B. Architectural Comparisons

Transformers vs. CNNs: Transformers consistently outperform CNNs across almost all quality dimensions (robustness, calibration, shape bias), not just accuracy.
Vision-Language (ViL) Models:
- Strengths: Exhibit exceptional OOD robustness (often near-perfect), high class balance, and strong shape bias.
- Weaknesses: Lower zero-shot accuracy compared to supervised models, poor calibration, and significantly higher parameter counts.
B-cos Models: While designed for interpretability, they negatively impact most quality dimensions (robustness, accuracy) due to restrictive inductive biases.

C. Dimensional Relationships

Positive Correlations: Accuracy is positively correlated with OOD robustness, object focus, shape bias, and parameter count.
Object Focus: Strongly correlated with almost all other quality dimensions (except calibration), suggesting it is a key indicator of a "well-behaved" model.
Calibration: Shows weak or no correlation with most other dimensions, highlighting it as an independent property requiring dedicated research.
Trade-offs: Few hard trade-offs exist; most desirable properties improve together, especially when using large datasets and SSL fine-tuning.

D. Top Performing Models

Based on the QUBA score, the top models are:

EVA02-B/14 (Transformer, IN21k, SSL-E2E): Highest overall score.
Hiera-B-Plus (Transformer, IN1k, SSL-E2E): Excels in class balance and shape bias.
ConvNeXtV2-B (CNN, IN21k, SSL-E2E): Strong in adversarial robustness and calibration.
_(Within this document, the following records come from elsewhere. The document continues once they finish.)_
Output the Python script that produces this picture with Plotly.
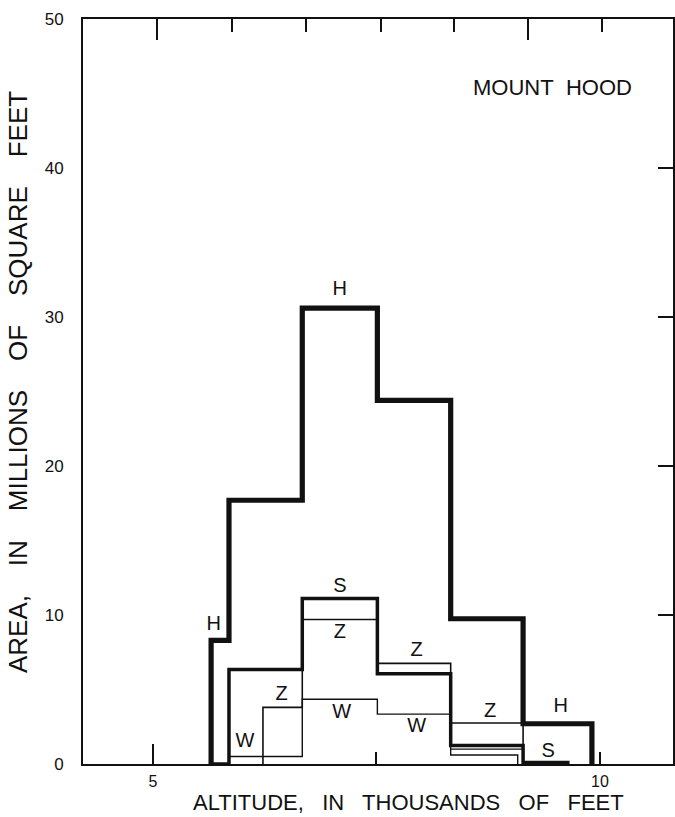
import plotly.graph_objects as go

# Altitude bins (thousands of feet) and area (millions of square feet) per curve
h_edges = [5.65, 5.85, 6.67, 7.51, 8.33, 9.14, 9.91]
h_area = [8.3, 17.7, 30.6, 24.4, 9.75, 2.7]

s_edges = [5.65, 5.85, 6.67, 7.51, 8.33, 9.14, 9.64]
s_area = [0.0, 6.35, 11.1, 6.05, 1.25, 0.1]

z_edges = [6.23, 6.67, 7.51, 8.33, 9.14]
z_area = [3.8, 9.7, 6.75, 2.75]

w_edges = [5.85, 6.67, 7.51, 8.33, 9.08]
w_area = [0.5, 4.35, 3.35, 0.6]

aux_edges = [8.33, 9.14]
aux_area = [1.0]

# Curve labels: text, altitude, area
label_text = ["H", "H", "H", "S", "S", "Z", "Z", "Z", "Z", "W", "W", "W"]
label_x = [5.68, 7.09, 9.56, 7.09, 9.42, 7.09, 7.95, 6.44, 8.77, 6.03, 7.11, 7.95]
label_y = [9.3, 31.8, 3.8, 11.9, 0.8, 8.8, 7.6, 4.6, 3.5, 1.45, 3.4, 2.5]

x_range = [4.217, 10.817]
y_range = [0, 50]
top_ticks = [5.05, 5.88, 6.71, 7.55, 8.37, 9.20, 10.02]
top_long_ticks = [5.05, 9.20]

INK = "#111111"
FONT = "Liberation Sans, Arial, Helvetica, sans-serif"
NB = "\u00a0"


def step_xy(edges, values):
    xs = [edges[0]] + list(edges)
    ys = [0] + list(values) + [0]
    return xs, ys


def spaced(text, extra=1):
    # widen the word gaps of the lettering
    return (NB * extra + " ").join(text.split(" "))


fig = go.Figure()

for edges, vals, width in [
    (w_edges, w_area, 1.4),
    (aux_edges, None, 1.4),
    (z_edges, z_area, 1.6),
    (s_edges, s_area, 3.5),
    (h_edges, h_area, 5.2),
]:
    if vals is None:
        xs = list(aux_edges)
        ys = [aux_area[0], aux_area[0]]
        shape = "linear"
    else:
        xs, ys = step_xy(edges, vals)
        shape = "hv"
    fig.add_trace(go.Scatter(
        x=xs, y=ys, mode="lines",
        line=dict(color=INK, width=width, shape=shape),
        showlegend=False, hoverinfo="skip",
    ))

fig.add_trace(go.Scatter(
    x=label_x, y=label_y, mode="text", text=label_text,
    textfont=dict(family=FONT, size=20, color=INK),
    showlegend=False, hoverinfo="skip",
))

# empty traces so that the overlay axes are drawn
for xa, ya in [("x2", "y"), ("x3", "y"), ("x4", "y"), ("x", "y2")]:
    fig.add_trace(go.Scatter(x=[None], y=[None], xaxis=xa, yaxis=ya,
                             showlegend=False, hoverinfo="skip"))

axis_common = dict(range=x_range, showgrid=False, zeroline=False,
                   tickcolor=INK, tickwidth=2)

fig.update_layout(
    width=675, height=817,
    margin=dict(l=83, r=2, t=19, b=53),
    paper_bgcolor="white", plot_bgcolor="white",
    font=dict(family=FONT, color=INK),
    xaxis=dict(
        **axis_common,
        showline=True, linecolor=INK, linewidth=2,
        ticks="inside", ticklen=12,
        tickvals=[5, 7.5, 10], ticktext=["5", "", "10"],
        tickfont=dict(size=16), ticklabelstandoff=2,
    ),
    xaxis3=dict(
        **axis_common, overlaying="x", side="bottom",
        showline=False, ticks="inside", ticklen=20,
        tickvals=[5], showticklabels=False,
    ),
    xaxis2=dict(
        **axis_common, overlaying="x", side="top",
        showline=True, linecolor=INK, linewidth=2,
        ticks="inside", ticklen=13,
        tickvals=top_ticks, showticklabels=False,
    ),
    xaxis4=dict(
        **axis_common, overlaying="x", side="top",
        showline=False, ticks="inside", ticklen=21,
        tickvals=top_long_ticks, showticklabels=False,
    ),
    yaxis=dict(
        range=y_range, showgrid=False, zeroline=False,
        showline=True, linecolor=INK, linewidth=2,
        ticks="", tickvals=[0, 10, 20, 30, 40, 50],
        tickfont=dict(size=17), ticklabelstandoff=14,
    ),
    yaxis2=dict(
        range=y_range, overlaying="y", side="right",
        showgrid=False, zeroline=False,
        showline=True, linecolor=INK, linewidth=2,
        ticks="inside", ticklen=15, tickwidth=2, tickcolor=INK,
        tickvals=[10, 20, 30, 40], showticklabels=False,
    ),
    annotations=[
        dict(text=spaced("MOUNT HOOD"), xref="x", yref="y", x=9.47, y=45.4,
             showarrow=False, font=dict(size=22, color=INK, family=FONT)),
        dict(text=spaced("ALTITUDE, IN THOUSANDS OF FEET", 2),
             xref="paper", yref="paper", x=0.551, y=-0.0515,
             xanchor="center", yanchor="middle", showarrow=False,
             font=dict(size=22, color=INK, family=FONT)),
        dict(text=spaced("AREA, IN MILLIONS OF SQUARE FEET", 3),
             xref="paper", yref="paper", x=-0.111, y=0.512,
             xanchor="center", yanchor="middle", textangle=-90,
             showarrow=False, font=dict(size=26, color=INK, family=FONT)),
    ],
)

fig.write_html("out.html")
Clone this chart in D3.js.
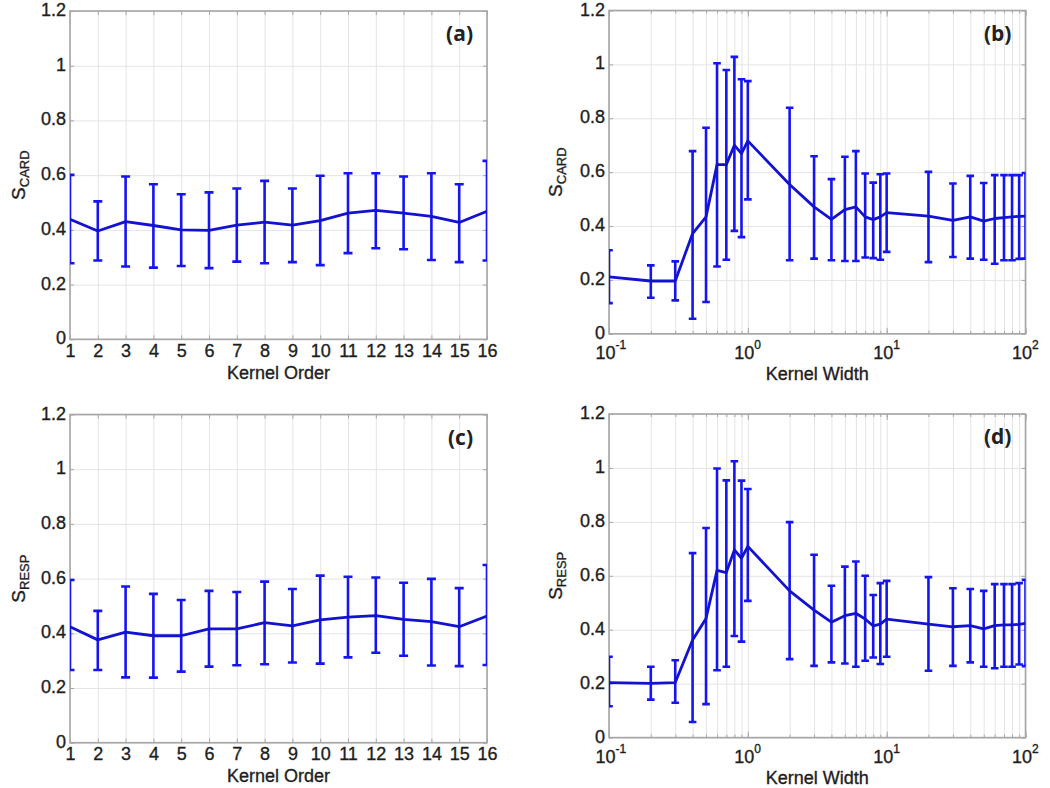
<!DOCTYPE html>
<html>
<head>
<meta charset="utf-8">
<script src="https://cdn.jsdelivr.net/npm/d3@7"></script>
<style>
  html, body { margin: 0; padding: 0; background: #fff; }
  svg { display: block; }
</style>
</head>
<body>
<svg id="chart" width="1050" height="788"></svg>
<script>
// ---------------- DATA ----------------
const kernelOrder = [1, 2, 3, 4, 5, 6, 7, 8, 9, 10, 11, 12, 13, 14, 15, 16];
const kernelWidth = [0.1, 0.2, 0.3, 0.4, 0.5, 0.6, 0.7, 0.8, 0.9, 1, 2, 3, 4, 5, 6, 7, 8, 9, 10, 20, 30, 40, 50, 60, 70, 80, 90, 100];

const yTicks = [0, 0.2, 0.4, 0.6, 0.8, 1, 1.2];
const yTickLabels = ["0", "0.2", "0.4", "0.6", "0.8", "1", "1.2"];
const logMajorTicks = [0.1, 1, 10, 100];
const logMajorExponents = ["-1", "0", "1", "2"];

// (a) S_CARD vs kernel order
const cardOrderMean = [0.439, 0.396, 0.430, 0.416, 0.400, 0.398, 0.417, 0.428, 0.417, 0.434, 0.461, 0.471, 0.461, 0.449, 0.427, 0.468];
const cardOrderLow  = [0.278, 0.288, 0.266, 0.262, 0.268, 0.260, 0.284, 0.278, 0.282, 0.271, 0.315, 0.333, 0.329, 0.290, 0.282, 0.288];
const cardOrderHigh = [0.601, 0.504, 0.595, 0.567, 0.530, 0.537, 0.551, 0.579, 0.551, 0.598, 0.607, 0.607, 0.595, 0.607, 0.567, 0.652];

// (b) S_CARD vs kernel width
const cardWidthMean = [0.211, 0.196, 0.196, 0.372, 0.434, 0.628, 0.628, 0.700, 0.669, 0.716, 0.554, 0.471, 0.425, 0.461, 0.471, 0.434, 0.424, 0.434, 0.450, 0.437, 0.421, 0.434, 0.418, 0.428, 0.431, 0.434, 0.436, 0.437];
const cardWidthLow  = [0.114, 0.134, 0.124, 0.056, 0.118, 0.250, 0.275, 0.382, 0.359, 0.499, 0.273, 0.279, 0.273, 0.270, 0.270, 0.283, 0.281, 0.275, 0.304, 0.266, 0.285, 0.279, 0.275, 0.260, 0.273, 0.273, 0.278, 0.279];
const cardWidthHigh = [0.310, 0.254, 0.269, 0.678, 0.765, 1.004, 0.979, 1.028, 0.945, 0.938, 0.839, 0.659, 0.574, 0.657, 0.678, 0.595, 0.561, 0.592, 0.595, 0.601, 0.558, 0.586, 0.560, 0.589, 0.589, 0.589, 0.589, 0.597];

// (c) S_RESP vs kernel order
const respOrderMean = [0.424, 0.376, 0.404, 0.391, 0.391, 0.416, 0.416, 0.439, 0.427, 0.449, 0.459, 0.465, 0.451, 0.443, 0.424, 0.463];
const respOrderLow  = [0.266, 0.266, 0.239, 0.238, 0.260, 0.278, 0.283, 0.287, 0.293, 0.289, 0.312, 0.329, 0.318, 0.282, 0.280, 0.284];
const respOrderHigh = [0.595, 0.482, 0.571, 0.544, 0.522, 0.555, 0.551, 0.589, 0.562, 0.611, 0.607, 0.604, 0.585, 0.599, 0.565, 0.650];

// (d) S_RESP vs kernel width
const respWidthMean = [0.204, 0.201, 0.204, 0.362, 0.442, 0.620, 0.612, 0.696, 0.665, 0.709, 0.544, 0.473, 0.428, 0.452, 0.461, 0.440, 0.414, 0.421, 0.439, 0.421, 0.411, 0.415, 0.403, 0.415, 0.418, 0.418, 0.420, 0.424];
const respWidthLow  = [0.116, 0.141, 0.129, 0.058, 0.124, 0.250, 0.263, 0.377, 0.356, 0.507, 0.291, 0.266, 0.279, 0.275, 0.263, 0.285, 0.297, 0.273, 0.300, 0.248, 0.266, 0.279, 0.263, 0.257, 0.263, 0.263, 0.271, 0.265];
const respWidthHigh = [0.300, 0.263, 0.287, 0.684, 0.777, 0.998, 0.954, 1.025, 0.953, 0.922, 0.799, 0.678, 0.563, 0.634, 0.653, 0.600, 0.529, 0.573, 0.581, 0.595, 0.554, 0.551, 0.544, 0.569, 0.569, 0.569, 0.573, 0.585];

// ---------------- LAYOUT ----------------
const panels = [
  { id: "a", tag: "(a)", type: "order", sub: "CARD", x: kernelOrder, mean: cardOrderMean, low: cardOrderLow, high: cardOrderHigh,
    box: { left: 70, right: 487, top: 11, bottom: 339.3 }, xlabel: "Kernel Order" },
  { id: "b", tag: "(b)", type: "width", sub: "CARD", x: kernelWidth, mean: cardWidthMean, low: cardWidthLow, high: cardWidthHigh,
    box: { left: 609, right: 1025.5, top: 10.5, bottom: 333.8 }, xlabel: "Kernel Width" },
  { id: "c", tag: "(c)", type: "order", sub: "RESP", x: kernelOrder, mean: respOrderMean, low: respOrderLow, high: respOrderHigh,
    box: { left: 70, right: 487, top: 414.5, bottom: 742.7 }, xlabel: "Kernel Order" },
  { id: "d", tag: "(d)", type: "width", sub: "RESP", x: kernelWidth, mean: respWidthMean, low: respWidthLow, high: respWidthHigh,
    box: { left: 609, right: 1025.5, top: 414, bottom: 737.6 }, xlabel: "Kernel Width" }
];

const BLUE = "#1515f2";
const LINE_BLUE = "#1212d0";
const FRAME = "#a6a6a6";
const GRID = "#e4e4e4";
const TEXT = "#1e1e1e";
const FONT = "'Liberation Sans', Arial, Helvetica, sans-serif";

const svg = d3.select("#chart");

function styleText(sel, size) {
  sel.attr("font-family", FONT).attr("font-size", size).attr("fill", TEXT)
     .attr("stroke", TEXT).attr("stroke-width", 0.35);
}

panels.forEach(p => {
  const b = p.box;
  const w = b.right - b.left, h = b.bottom - b.top;
  const g = svg.append("g").attr("transform", `translate(${b.left},${b.top})`);

  const y = d3.scaleLinear().domain([0, 1.2]).range([h, 0]);
  let x, gridX;
  if (p.type === "order") {
    x = d3.scaleLinear().domain([1, 16]).range([0, w]);
    gridX = kernelOrder;
  } else {
    x = d3.scaleLog().domain([0.1, 100]).range([0, w]);
    gridX = kernelWidth;
  }

  g.append("clipPath").attr("id", "clip-" + p.id)
    .append("rect").attr("x", 0).attr("y", 0).attr("width", w).attr("height", h);

  // grid
  g.append("g").attr("transform", `translate(0,${h})`)
    .call(d3.axisBottom(x).tickValues(gridX).tickSize(-h).tickFormat(""))
    .call(s => s.select(".domain").remove())
    .call(s => s.selectAll("line").attr("stroke", GRID).attr("stroke-width", 1));
  g.append("g")
    .call(d3.axisLeft(y).tickValues(yTicks).tickSize(-w).tickFormat(""))
    .call(s => s.select(".domain").remove())
    .call(s => s.selectAll("line").attr("stroke", GRID).attr("stroke-width", 1));

  // inward tick marks
  [h, 0].forEach(yy => {
    g.append("g").attr("transform", `translate(0,${yy})`)
      .call((yy === h ? d3.axisTop(x) : d3.axisBottom(x)).tickValues(gridX).tickSize(p.type === "order" ? 4 : 3).tickFormat(""))
      .call(s => s.select(".domain").remove())
      .call(s => s.selectAll("line").attr("stroke", FRAME).attr("stroke-width", 1));
    if (p.type === "width") {
      g.append("g").attr("transform", `translate(0,${yy})`)
        .call((yy === h ? d3.axisTop(x) : d3.axisBottom(x)).tickValues(logMajorTicks).tickSize(6).tickFormat(""))
        .call(s => s.select(".domain").remove())
        .call(s => s.selectAll("line").attr("stroke", FRAME).attr("stroke-width", 1));
    }
  });
  [0, w].forEach(xx => {
    g.append("g").attr("transform", `translate(${xx},0)`)
      .call((xx === 0 ? d3.axisRight(y) : d3.axisLeft(y)).tickValues(yTicks).tickSize(4).tickFormat(""))
      .call(s => s.select(".domain").remove())
      .call(s => s.selectAll("line").attr("stroke", FRAME).attr("stroke-width", 1));
  });

  // frame
  g.append("rect").attr("x", 0).attr("y", 0).attr("width", w).attr("height", h)
    .attr("fill", "none").attr("stroke", FRAME).attr("stroke-width", 1.6);

  // y tick labels
  const ya = g.append("g")
    .call(d3.axisLeft(y).tickValues(yTicks).tickSize(0).tickPadding(4)
      .tickFormat((d, i) => yTickLabels[i]));
  ya.select(".domain").remove();
  ya.selectAll("text").call(styleText, 18).attr("dy", "0.25em");

  // x tick labels
  if (p.type === "order") {
    const xa = g.append("g").attr("transform", `translate(0,${h})`)
      .call(d3.axisBottom(x).tickValues(kernelOrder).tickSize(0).tickPadding(5).tickFormat(d3.format("d")));
    xa.select(".domain").remove();
    xa.selectAll("text").call(styleText, 18);
  } else {
    const xa = g.append("g").attr("transform", `translate(0,${h})`)
      .call(d3.axisBottom(x).tickValues(logMajorTicks).tickSize(0).tickFormat(""));
    xa.select(".domain").remove();
    xa.selectAll(".tick").each(function (d, i) {
      const tk = d3.select(this);
      tk.select("text").remove();
      tk.append("text").attr("x", -4).attr("y", 25).attr("text-anchor", "middle")
        .call(styleText, 18).text("10");
      tk.append("text").attr("x", 6).attr("y", 15.5).attr("text-anchor", "start")
        .call(styleText, 12).text(logMajorExponents[i]);
    });
  }

  // x label
  g.append("text").attr("x", w / 2).attr("y", h + (p.type === "order" ? 39.5 : 46))
    .attr("text-anchor", "middle").call(styleText, 18).text(p.xlabel);

  // y label
  const yl = g.append("text")
    .attr("transform", `translate(${p.type === "order" ? -45 : -47},${h / 2}) rotate(-90)`)
    .attr("text-anchor", "middle").call(styleText, 19);
  yl.append("tspan").text("S");
  yl.append("tspan").attr("font-size", 13).attr("dy", "0.3em").text(p.sub);

  // panel tag
  g.append("text").attr("x", w - 14).attr("y", 30)
    .attr("text-anchor", "end").attr("font-family", "'Open Sans', 'DejaVu Sans', sans-serif")
    .attr("font-weight", 700).attr("font-size", 21).attr("fill", "#222").text(p.tag);

  // data
  const data = p.x.map((xv, i) => ({ x: xv, m: p.mean[i], lo: p.low[i], hi: p.high[i] }));
  const plot = g.append("g").attr("clip-path", `url(#clip-${p.id})`);
  const cap = p.type === "order" ? 4.5 : 3.8;

  const eb = plot.append("g").selectAll("g").data(data).join("g");
  eb.append("line")
    .attr("x1", d => x(d.x)).attr("x2", d => x(d.x))
    .attr("y1", d => y(d.lo)).attr("y2", d => y(d.hi))
    .attr("stroke", BLUE).attr("stroke-width", 2.6);
  eb.append("line")
    .attr("x1", d => x(d.x) - cap).attr("x2", d => x(d.x) + cap)
    .attr("y1", d => y(d.hi)).attr("y2", d => y(d.hi))
    .attr("stroke", BLUE).attr("stroke-width", 2.6);
  eb.append("line")
    .attr("x1", d => x(d.x) - cap).attr("x2", d => x(d.x) + cap)
    .attr("y1", d => y(d.lo)).attr("y2", d => y(d.lo))
    .attr("stroke", BLUE).attr("stroke-width", 2.6);

  plot.append("path").datum(data)
    .attr("d", d3.line().x(d => x(d.x)).y(d => y(d.m)))
    .attr("fill", "none").attr("stroke", LINE_BLUE).attr("stroke-width", 2.8)
    .attr("stroke-linejoin", "round");
});
</script>
</body>
</html>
Notable: Popular canonical models like ResNet50 and ViT-B/16 (standard supervised) rank poorly (ranks 214 and 124 respectively) in the QUBA ranking, suggesting the community should reconsider its choice of baselines.

5. Significance

Paradigm Shift: The paper argues that the field must move beyond optimizing solely for accuracy. It demonstrates that "well-behavedness" is achievable and that specific training paradigms (SSL + E2E fine-tuning on large datasets) can simultaneously improve robustness, fairness, and efficiency.
Practical Guidance: Provides concrete recommendations for practitioners. For example, if a user needs a robust model, they should look for SSL-fine-tuned Transformers or ViL models, rather than standard supervised CNNs.
Community Resource: The release of the benchmark, code, and the QUBA score allows for reproducible, multi-dimensional evaluation of future models, fostering the development of more trustworthy AI systems.
Re-evaluation of Baselines: The finding that ResNet50 and standard ViTs underperform in many quality dimensions challenges the status quo of using them as the default baselines for new research.